A sign in sheet does not especially help the seller’s property security. Anyone who is coming into a house for nefarious reasons is not going to leave legitimate information.
When I go into an open house with a client, I expect to see a sign in sheet. Occasionally, there is no sheet because the agent doesn’t seem to care to collect names. But recently, I met an agent who is using his laptop for sign-ins. He had a sheet (probably in Excel) and asked people to sign in. Do you think this could become a trend? Do you think it should?

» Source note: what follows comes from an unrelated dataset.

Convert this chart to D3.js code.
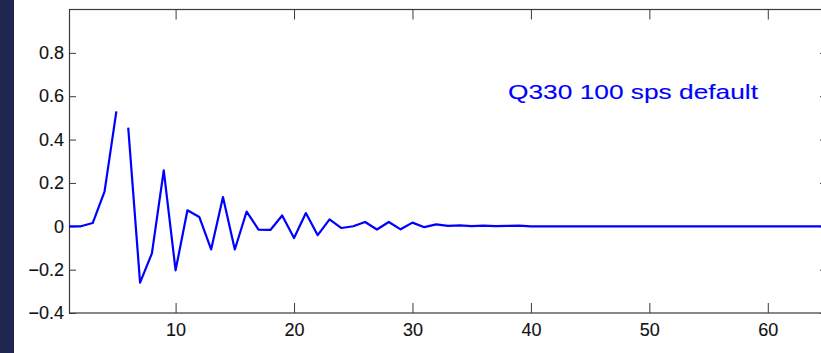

On the “no” side, I tend to think that people are reluctant to give out their email, generally. I am more reluctant on line, are you? Websites that ask too much information make me surf elsewhere. Do you react the same way? So, when I enter my email into someone else’s computer, it felt like the act was somewhere between on line and on paper. I am not sure this is going to catch on. What do you think?
As it turned out, there was nothing wrong with this house, but not enough that was right. The seller’s agent was explaining, sweetly, that “best and final” offers would be reviewed Tuesday night. Had there been no rush on, my client might have considered the property.
My client put it this way:
“It is like going on a blind date. I feel bad when I go on a blind date and nothing is wrong, but not enough is right. This house is like that. I am not interested to know more… I am certainly not ready to marry this one.” So we left.
It went under agreement in about ten days. Apparently someone found her interesting enough.